• [WHAT YOU SHOULD DO]
Transcribe the material exactly. Images do not belong in the copy.
--- start AVAILABLE DATA ---
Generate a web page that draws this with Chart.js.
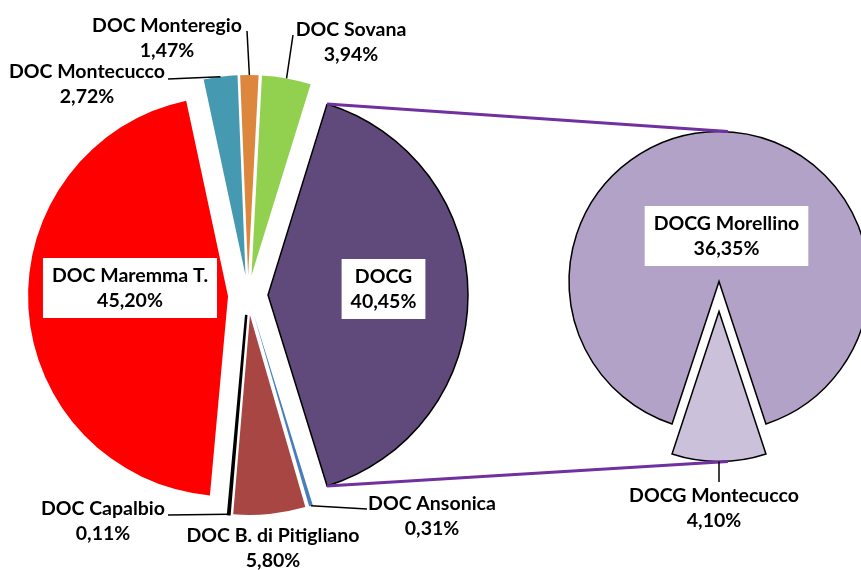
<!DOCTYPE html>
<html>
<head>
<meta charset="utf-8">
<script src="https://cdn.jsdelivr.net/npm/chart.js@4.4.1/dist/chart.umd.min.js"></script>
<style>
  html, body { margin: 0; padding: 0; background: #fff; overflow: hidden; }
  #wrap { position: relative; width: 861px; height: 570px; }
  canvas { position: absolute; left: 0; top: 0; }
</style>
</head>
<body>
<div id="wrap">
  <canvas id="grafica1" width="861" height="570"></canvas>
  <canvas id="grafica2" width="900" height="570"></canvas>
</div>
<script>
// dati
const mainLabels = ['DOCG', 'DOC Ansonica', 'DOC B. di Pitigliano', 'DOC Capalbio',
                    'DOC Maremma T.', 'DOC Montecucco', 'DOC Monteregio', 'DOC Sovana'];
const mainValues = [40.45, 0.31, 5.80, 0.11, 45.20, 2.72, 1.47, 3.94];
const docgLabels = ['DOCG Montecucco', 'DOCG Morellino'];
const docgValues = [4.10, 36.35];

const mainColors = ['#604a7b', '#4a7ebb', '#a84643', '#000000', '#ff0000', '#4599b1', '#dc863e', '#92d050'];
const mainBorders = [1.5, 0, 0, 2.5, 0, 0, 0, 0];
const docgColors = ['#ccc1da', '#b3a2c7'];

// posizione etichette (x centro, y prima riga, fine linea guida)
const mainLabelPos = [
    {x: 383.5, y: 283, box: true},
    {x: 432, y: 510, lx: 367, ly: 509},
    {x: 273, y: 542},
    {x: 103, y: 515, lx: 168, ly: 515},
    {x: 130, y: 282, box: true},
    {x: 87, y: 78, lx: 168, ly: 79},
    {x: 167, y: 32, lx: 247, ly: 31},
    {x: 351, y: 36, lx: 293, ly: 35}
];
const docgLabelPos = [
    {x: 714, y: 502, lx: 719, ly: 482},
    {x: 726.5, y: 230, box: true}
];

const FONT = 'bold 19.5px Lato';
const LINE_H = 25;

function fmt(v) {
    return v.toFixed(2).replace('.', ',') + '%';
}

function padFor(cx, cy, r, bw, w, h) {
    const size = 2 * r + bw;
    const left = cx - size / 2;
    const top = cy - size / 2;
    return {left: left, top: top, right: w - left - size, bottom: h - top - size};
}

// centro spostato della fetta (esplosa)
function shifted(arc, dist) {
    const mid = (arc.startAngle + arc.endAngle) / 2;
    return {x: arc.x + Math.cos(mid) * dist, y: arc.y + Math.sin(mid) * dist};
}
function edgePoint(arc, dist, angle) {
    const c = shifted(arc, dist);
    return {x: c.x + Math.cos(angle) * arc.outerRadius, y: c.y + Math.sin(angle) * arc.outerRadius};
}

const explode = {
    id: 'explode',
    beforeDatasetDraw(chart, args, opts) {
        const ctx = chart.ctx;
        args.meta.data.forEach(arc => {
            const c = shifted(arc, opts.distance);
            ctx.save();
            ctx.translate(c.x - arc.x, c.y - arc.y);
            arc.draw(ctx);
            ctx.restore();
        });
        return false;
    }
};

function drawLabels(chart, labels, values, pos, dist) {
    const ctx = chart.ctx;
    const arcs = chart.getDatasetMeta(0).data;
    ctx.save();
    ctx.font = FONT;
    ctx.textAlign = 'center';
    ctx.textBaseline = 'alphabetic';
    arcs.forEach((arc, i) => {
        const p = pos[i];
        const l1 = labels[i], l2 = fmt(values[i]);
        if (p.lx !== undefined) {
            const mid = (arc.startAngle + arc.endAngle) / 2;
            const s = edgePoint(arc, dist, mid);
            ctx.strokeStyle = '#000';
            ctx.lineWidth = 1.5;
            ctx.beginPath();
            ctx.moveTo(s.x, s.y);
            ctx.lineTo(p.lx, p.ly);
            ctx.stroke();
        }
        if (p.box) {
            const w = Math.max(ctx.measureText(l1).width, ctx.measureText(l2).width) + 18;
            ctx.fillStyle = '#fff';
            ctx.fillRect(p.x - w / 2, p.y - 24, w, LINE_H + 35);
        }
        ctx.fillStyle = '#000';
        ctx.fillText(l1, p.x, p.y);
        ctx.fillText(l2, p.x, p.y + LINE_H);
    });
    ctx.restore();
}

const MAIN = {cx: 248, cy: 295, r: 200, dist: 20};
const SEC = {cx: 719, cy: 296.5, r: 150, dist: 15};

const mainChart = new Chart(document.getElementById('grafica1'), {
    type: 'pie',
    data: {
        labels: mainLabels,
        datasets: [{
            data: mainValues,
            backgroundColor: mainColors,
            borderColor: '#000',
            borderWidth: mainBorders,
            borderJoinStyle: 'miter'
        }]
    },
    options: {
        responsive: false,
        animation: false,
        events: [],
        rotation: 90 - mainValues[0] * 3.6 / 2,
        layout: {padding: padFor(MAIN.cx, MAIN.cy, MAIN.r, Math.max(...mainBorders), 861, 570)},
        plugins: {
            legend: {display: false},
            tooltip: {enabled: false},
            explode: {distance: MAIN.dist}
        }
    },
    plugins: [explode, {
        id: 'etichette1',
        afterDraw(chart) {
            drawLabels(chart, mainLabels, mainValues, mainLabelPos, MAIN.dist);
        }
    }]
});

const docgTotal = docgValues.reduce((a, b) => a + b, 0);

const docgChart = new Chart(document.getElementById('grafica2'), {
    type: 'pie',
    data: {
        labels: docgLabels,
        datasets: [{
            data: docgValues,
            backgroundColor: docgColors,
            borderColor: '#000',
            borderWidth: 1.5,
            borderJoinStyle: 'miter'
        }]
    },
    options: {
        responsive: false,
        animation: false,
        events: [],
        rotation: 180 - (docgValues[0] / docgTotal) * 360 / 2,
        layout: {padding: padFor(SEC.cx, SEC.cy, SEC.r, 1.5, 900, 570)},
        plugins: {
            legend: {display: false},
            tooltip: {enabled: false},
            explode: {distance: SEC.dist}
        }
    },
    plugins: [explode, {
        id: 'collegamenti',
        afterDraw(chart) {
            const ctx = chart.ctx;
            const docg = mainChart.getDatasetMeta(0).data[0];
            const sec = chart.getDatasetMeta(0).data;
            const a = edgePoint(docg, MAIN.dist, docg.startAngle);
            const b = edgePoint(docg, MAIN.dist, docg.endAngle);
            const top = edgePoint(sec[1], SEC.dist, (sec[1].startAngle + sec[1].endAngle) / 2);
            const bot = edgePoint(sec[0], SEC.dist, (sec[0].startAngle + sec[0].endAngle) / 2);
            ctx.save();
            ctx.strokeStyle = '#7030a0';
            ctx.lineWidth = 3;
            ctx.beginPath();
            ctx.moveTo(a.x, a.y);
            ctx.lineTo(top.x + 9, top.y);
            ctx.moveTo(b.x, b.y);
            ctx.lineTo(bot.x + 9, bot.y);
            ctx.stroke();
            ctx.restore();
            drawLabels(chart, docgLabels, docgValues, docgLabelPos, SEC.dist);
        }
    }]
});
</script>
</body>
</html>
--- end AVAILABLE DATA ---
• [PROBLEM SOLUTION]
Generate a web page that draws this with Chart.js.
<!DOCTYPE html>
<html>
<head>
<meta charset="utf-8">
<script src="https://cdn.jsdelivr.net/npm/chart.js@4.4.1/dist/chart.umd.min.js"></script>
<style>
  html, body { margin: 0; padding: 0; background: #fff; overflow: hidden; }
  #wrap { position: relative; width: 861px; height: 570px; }
  canvas { position: absolute; left: 0; top: 0; }
</style>
</head>
<body>
<div id="wrap">
  <canvas id="grafica1" width="861" height="570"></canvas>
  <canvas id="grafica2" width="900" height="570"></canvas>
</div>
<script>
// dati
const mainLabels = ['DOCG', 'DOC Ansonica', 'DOC B. di Pitigliano', 'DOC Capalbio',
                    'DOC Maremma T.', 'DOC Montecucco', 'DOC Monteregio', 'DOC Sovana'];
const mainValues = [40.45, 0.31, 5.80, 0.11, 45.20, 2.72, 1.47, 3.94];
const docgLabels = ['DOCG Montecucco', 'DOCG Morellino'];
const docgValues = [4.10, 36.35];

const mainColors = ['#604a7b', '#4a7ebb', '#a84643', '#000000', '#ff0000', '#4599b1', '#dc863e', '#92d050'];
const mainBorders = [1.5, 0, 0, 2.5, 0, 0, 0, 0];
const docgColors = ['#ccc1da', '#b3a2c7'];

// posizione etichette (x centro, y prima riga, fine linea guida)
const mainLabelPos = [
    {x: 383.5, y: 283, box: true},
    {x: 432, y: 510, lx: 367, ly: 509},
    {x: 273, y: 542},
    {x: 103, y: 515, lx: 168, ly: 515},
    {x: 130, y: 282, box: true},
    {x: 87, y: 78, lx: 168, ly: 79},
    {x: 167, y: 32, lx: 247, ly: 31},
    {x: 351, y: 36, lx: 293, ly: 35}
];
const docgLabelPos = [
    {x: 714, y: 502, lx: 719, ly: 482},
    {x: 726.5, y: 230, box: true}
];

const FONT = 'bold 19.5px Lato';
const LINE_H = 25;

function fmt(v) {
    return v.toFixed(2).replace('.', ',') + '%';
}

function padFor(cx, cy, r, bw, w, h) {
    const size = 2 * r + bw;
    const left = cx - size / 2;
    const top = cy - size / 2;
    return {left: left, top: top, right: w - left - size, bottom: h - top - size};
}

// centro spostato della fetta (esplosa)
function shifted(arc, dist) {
    const mid = (arc.startAngle + arc.endAngle) / 2;
    return {x: arc.x + Math.cos(mid) * dist, y: arc.y + Math.sin(mid) * dist};
}
function edgePoint(arc, dist, angle) {
    const c = shifted(arc, dist);
    return {x: c.x + Math.cos(angle) * arc.outerRadius, y: c.y + Math.sin(angle) * arc.outerRadius};
}

const explode = {
    id: 'explode',
    beforeDatasetDraw(chart, args, opts) {
        const ctx = chart.ctx;
        args.meta.data.forEach(arc => {
            const c = shifted(arc, opts.distance);
            ctx.save();
            ctx.translate(c.x - arc.x, c.y - arc.y);
            arc.draw(ctx);
            ctx.restore();
        });
        return false;
    }
};

function drawLabels(chart, labels, values, pos, dist) {
    const ctx = chart.ctx;
    const arcs = chart.getDatasetMeta(0).data;
    ctx.save();
    ctx.font = FONT;
    ctx.textAlign = 'center';
    ctx.textBaseline = 'alphabetic';
    arcs.forEach((arc, i) => {
        const p = pos[i];
        const l1 = labels[i], l2 = fmt(values[i]);
        if (p.lx !== undefined) {
            const mid = (arc.startAngle + arc.endAngle) / 2;
            const s = edgePoint(arc, dist, mid);
            ctx.strokeStyle = '#000';
            ctx.lineWidth = 1.5;
            ctx.beginPath();
            ctx.moveTo(s.x, s.y);
            ctx.lineTo(p.lx, p.ly);
            ctx.stroke();
        }
        if (p.box) {
            const w = Math.max(ctx.measureText(l1).width, ctx.measureText(l2).width) + 18;
            ctx.fillStyle = '#fff';
            ctx.fillRect(p.x - w / 2, p.y - 24, w, LINE_H + 35);
        }
        ctx.fillStyle = '#000';
        ctx.fillText(l1, p.x, p.y);
        ctx.fillText(l2, p.x, p.y + LINE_H);
    });
    ctx.restore();
}

const MAIN = {cx: 248, cy: 295, r: 200, dist: 20};
const SEC = {cx: 719, cy: 296.5, r: 150, dist: 15};

const mainChart = new Chart(document.getElementById('grafica1'), {
    type: 'pie',
    data: {
        labels: mainLabels,
        datasets: [{
            data: mainValues,
            backgroundColor: mainColors,
            borderColor: '#000',
            borderWidth: mainBorders,
            borderJoinStyle: 'miter'
        }]
    },
    options: {
        responsive: false,
        animation: false,
        events: [],
        rotation: 90 - mainValues[0] * 3.6 / 2,
        layout: {padding: padFor(MAIN.cx, MAIN.cy, MAIN.r, Math.max(...mainBorders), 861, 570)},
        plugins: {
            legend: {display: false},
            tooltip: {enabled: false},
            explode: {distance: MAIN.dist}
        }
    },
    plugins: [explode, {
        id: 'etichette1',
        afterDraw(chart) {
            drawLabels(chart, mainLabels, mainValues, mainLabelPos, MAIN.dist);
        }
    }]
});

const docgTotal = docgValues.reduce((a, b) => a + b, 0);

const docgChart = new Chart(document.getElementById('grafica2'), {
    type: 'pie',
    data: {
        labels: docgLabels,
        datasets: [{
            data: docgValues,
            backgroundColor: docgColors,
            borderColor: '#000',
            borderWidth: 1.5,
            borderJoinStyle: 'miter'
        }]
    },
    options: {
        responsive: false,
        animation: false,
        events: [],
        rotation: 180 - (docgValues[0] / docgTotal) * 360 / 2,
        layout: {padding: padFor(SEC.cx, SEC.cy, SEC.r, 1.5, 900, 570)},
        plugins: {
            legend: {display: false},
            tooltip: {enabled: false},
            explode: {distance: SEC.dist}
        }
    },
    plugins: [explode, {
        id: 'collegamenti',
        afterDraw(chart) {
            const ctx = chart.ctx;
            const docg = mainChart.getDatasetMeta(0).data[0];
            const sec = chart.getDatasetMeta(0).data;
            const a = edgePoint(docg, MAIN.dist, docg.startAngle);
            const b = edgePoint(docg, MAIN.dist, docg.endAngle);
            const top = edgePoint(sec[1], SEC.dist, (sec[1].startAngle + sec[1].endAngle) / 2);
            const bot = edgePoint(sec[0], SEC.dist, (sec[0].startAngle + sec[0].endAngle) / 2);
            ctx.save();
            ctx.strokeStyle = '#7030a0';
            ctx.lineWidth = 3;
            ctx.beginPath();
            ctx.moveTo(a.x, a.y);
            ctx.lineTo(top.x + 9, top.y);
            ctx.moveTo(b.x, b.y);
            ctx.lineTo(bot.x + 9, bot.y);
            ctx.stroke();
            ctx.restore();
            drawLabels(chart, docgLabels, docgValues, docgLabelPos, SEC.dist);
        }
    }]
});
</script>
</body>
</html>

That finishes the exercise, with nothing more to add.